● **Written problem**:
Among the entries below, please repeat exactly and only the lines from the line containing "Rebuild this chart" to the line containing "from bokeh.resources import INLINE", both lines included.

Code that draws figures:
[start]

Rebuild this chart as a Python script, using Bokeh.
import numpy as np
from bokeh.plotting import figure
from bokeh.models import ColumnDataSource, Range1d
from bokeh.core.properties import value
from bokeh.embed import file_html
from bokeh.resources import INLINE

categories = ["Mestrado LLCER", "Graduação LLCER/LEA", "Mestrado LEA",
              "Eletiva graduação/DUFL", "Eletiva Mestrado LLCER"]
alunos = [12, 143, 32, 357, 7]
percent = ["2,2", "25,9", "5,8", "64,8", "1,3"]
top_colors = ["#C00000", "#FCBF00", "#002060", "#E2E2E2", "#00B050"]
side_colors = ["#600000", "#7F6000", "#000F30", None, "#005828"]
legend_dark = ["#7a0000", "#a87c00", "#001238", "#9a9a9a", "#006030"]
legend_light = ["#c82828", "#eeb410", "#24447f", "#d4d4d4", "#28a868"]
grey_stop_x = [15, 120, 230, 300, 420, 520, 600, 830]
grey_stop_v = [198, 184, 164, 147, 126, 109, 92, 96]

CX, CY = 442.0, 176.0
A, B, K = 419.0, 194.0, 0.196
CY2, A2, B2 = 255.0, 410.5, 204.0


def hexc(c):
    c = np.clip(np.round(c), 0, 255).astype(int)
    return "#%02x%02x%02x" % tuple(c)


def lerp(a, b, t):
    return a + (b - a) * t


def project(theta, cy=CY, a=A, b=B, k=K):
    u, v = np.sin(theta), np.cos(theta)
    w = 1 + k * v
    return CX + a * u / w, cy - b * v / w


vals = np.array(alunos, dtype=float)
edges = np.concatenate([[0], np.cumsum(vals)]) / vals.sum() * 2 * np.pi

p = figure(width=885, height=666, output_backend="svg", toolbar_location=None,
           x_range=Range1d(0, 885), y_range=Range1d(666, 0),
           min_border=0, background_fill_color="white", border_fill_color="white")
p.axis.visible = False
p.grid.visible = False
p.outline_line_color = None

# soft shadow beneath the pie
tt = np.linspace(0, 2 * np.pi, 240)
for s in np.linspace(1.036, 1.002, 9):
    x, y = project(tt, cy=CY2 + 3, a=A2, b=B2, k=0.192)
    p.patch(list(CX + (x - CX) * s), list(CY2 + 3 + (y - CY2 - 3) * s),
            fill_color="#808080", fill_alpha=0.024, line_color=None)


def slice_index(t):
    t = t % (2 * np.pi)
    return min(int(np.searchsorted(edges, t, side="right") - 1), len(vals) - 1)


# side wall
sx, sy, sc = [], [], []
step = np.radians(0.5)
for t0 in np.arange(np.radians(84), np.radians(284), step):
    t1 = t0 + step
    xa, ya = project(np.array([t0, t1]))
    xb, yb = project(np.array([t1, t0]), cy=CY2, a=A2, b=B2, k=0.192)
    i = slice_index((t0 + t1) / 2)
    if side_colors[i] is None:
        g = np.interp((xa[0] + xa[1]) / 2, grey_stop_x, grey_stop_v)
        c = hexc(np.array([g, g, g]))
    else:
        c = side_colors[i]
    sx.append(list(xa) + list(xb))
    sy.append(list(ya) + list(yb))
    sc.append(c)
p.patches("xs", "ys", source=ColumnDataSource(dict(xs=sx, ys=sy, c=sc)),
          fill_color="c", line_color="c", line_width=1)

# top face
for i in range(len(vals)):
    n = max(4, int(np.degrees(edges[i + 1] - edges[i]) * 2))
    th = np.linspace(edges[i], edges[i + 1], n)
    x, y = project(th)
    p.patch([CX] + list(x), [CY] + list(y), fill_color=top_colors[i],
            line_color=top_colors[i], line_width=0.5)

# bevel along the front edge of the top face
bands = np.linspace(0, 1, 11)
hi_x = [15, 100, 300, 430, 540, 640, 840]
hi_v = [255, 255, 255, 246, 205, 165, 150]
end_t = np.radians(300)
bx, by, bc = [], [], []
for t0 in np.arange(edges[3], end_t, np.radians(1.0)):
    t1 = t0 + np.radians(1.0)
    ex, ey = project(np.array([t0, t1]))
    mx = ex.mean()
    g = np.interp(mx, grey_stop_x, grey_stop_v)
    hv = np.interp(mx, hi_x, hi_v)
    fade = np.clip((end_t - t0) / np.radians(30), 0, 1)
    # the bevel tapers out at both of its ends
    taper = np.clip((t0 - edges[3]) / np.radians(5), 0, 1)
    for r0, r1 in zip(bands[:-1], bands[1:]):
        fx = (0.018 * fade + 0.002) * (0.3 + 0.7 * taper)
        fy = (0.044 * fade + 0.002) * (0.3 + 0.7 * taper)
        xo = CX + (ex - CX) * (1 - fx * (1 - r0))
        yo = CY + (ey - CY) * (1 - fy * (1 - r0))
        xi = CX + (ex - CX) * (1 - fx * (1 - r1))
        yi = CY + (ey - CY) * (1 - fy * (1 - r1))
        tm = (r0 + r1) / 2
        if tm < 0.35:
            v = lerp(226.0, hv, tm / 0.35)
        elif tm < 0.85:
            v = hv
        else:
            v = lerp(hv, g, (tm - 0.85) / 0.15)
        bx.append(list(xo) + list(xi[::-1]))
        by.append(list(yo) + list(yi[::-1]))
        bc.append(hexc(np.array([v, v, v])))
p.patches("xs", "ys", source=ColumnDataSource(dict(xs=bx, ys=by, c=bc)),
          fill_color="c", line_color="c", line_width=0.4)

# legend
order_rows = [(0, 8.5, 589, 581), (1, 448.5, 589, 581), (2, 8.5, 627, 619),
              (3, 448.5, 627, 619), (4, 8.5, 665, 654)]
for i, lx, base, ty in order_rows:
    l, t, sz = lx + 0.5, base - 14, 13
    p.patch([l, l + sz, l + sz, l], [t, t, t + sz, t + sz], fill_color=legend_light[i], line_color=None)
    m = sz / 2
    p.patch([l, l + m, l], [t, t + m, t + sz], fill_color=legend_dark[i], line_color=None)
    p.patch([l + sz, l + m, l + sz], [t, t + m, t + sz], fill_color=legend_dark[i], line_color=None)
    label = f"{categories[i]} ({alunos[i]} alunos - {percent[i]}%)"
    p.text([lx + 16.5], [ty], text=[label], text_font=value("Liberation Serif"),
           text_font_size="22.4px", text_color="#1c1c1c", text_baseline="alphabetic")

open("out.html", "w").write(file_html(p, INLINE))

[end]
[start]

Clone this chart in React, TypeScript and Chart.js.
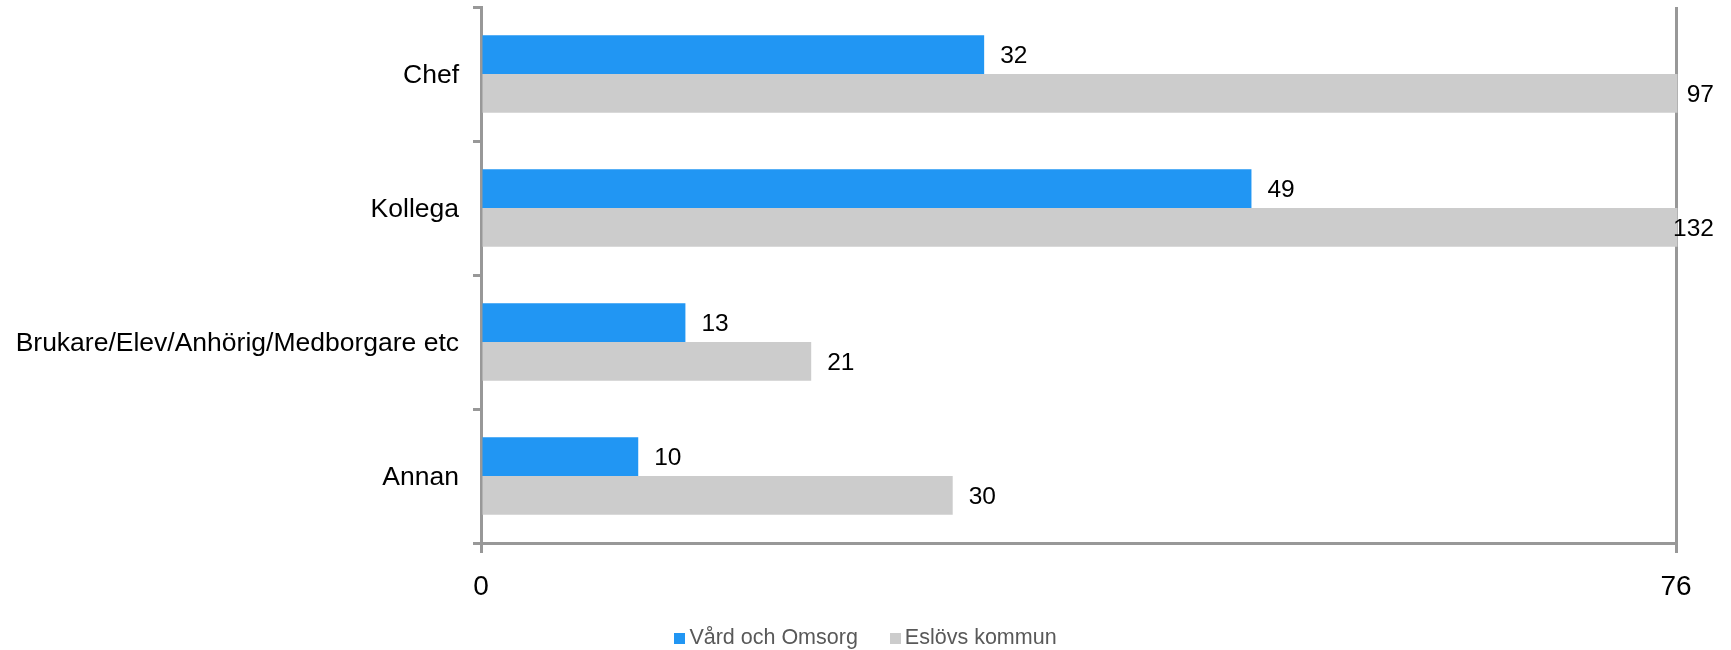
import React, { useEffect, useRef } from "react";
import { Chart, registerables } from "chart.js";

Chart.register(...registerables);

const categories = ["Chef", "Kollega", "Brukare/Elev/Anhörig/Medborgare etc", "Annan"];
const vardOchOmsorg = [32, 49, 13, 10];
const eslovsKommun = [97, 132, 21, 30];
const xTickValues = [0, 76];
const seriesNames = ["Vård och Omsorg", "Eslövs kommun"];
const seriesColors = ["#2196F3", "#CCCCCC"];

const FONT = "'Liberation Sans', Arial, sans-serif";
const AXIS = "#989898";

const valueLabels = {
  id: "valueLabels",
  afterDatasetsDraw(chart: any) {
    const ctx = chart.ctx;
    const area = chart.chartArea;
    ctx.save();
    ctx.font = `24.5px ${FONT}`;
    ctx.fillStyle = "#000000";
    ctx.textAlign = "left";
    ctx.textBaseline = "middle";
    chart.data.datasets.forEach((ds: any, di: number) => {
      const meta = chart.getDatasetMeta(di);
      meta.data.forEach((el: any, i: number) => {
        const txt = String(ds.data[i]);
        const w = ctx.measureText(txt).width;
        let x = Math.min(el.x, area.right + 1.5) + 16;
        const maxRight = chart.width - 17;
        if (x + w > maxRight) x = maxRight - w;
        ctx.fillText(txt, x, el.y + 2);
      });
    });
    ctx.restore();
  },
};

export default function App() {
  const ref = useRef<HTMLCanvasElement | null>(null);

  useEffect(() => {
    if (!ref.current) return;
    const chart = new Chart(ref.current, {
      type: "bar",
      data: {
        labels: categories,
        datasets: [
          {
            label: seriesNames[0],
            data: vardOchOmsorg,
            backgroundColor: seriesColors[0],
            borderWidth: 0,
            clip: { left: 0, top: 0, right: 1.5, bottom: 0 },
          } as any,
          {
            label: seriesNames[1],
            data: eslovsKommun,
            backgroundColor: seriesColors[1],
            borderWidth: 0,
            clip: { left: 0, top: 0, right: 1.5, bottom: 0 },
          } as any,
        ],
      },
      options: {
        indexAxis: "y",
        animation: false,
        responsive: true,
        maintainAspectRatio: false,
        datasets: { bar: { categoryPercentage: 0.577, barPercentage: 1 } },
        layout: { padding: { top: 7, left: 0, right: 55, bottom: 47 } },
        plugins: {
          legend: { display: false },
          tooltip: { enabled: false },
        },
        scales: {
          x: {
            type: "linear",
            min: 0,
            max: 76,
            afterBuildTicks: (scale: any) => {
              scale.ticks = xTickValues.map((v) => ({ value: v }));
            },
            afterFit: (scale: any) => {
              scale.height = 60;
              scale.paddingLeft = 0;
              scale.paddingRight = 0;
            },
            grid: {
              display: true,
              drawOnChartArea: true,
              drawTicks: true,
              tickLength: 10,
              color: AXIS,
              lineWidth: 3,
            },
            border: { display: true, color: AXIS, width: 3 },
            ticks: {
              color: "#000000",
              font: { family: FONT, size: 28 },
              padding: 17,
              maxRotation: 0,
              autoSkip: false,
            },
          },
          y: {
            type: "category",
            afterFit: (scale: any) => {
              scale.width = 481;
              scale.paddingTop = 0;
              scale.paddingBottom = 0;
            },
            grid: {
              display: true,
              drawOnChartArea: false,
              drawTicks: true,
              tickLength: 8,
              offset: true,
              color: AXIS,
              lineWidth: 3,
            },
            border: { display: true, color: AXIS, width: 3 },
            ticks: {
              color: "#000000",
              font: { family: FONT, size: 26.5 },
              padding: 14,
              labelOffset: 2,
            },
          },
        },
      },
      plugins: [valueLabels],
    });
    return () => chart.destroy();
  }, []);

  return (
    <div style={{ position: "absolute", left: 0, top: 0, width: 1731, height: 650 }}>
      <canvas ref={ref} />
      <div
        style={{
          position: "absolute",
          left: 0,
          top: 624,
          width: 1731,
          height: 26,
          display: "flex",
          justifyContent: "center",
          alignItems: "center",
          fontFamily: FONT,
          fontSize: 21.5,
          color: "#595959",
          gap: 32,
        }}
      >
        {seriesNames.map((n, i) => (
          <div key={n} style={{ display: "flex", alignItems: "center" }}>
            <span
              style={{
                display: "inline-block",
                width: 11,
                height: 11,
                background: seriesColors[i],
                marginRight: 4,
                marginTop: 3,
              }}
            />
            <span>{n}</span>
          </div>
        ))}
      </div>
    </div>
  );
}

[end]

● **Written solution**:
Rebuild this chart as a Python script, using Bokeh.
import numpy as np
from bokeh.plotting import figure
from bokeh.models import ColumnDataSource, Range1d
from bokeh.core.properties import value
from bokeh.embed import file_html
from bokeh.resources import INLINE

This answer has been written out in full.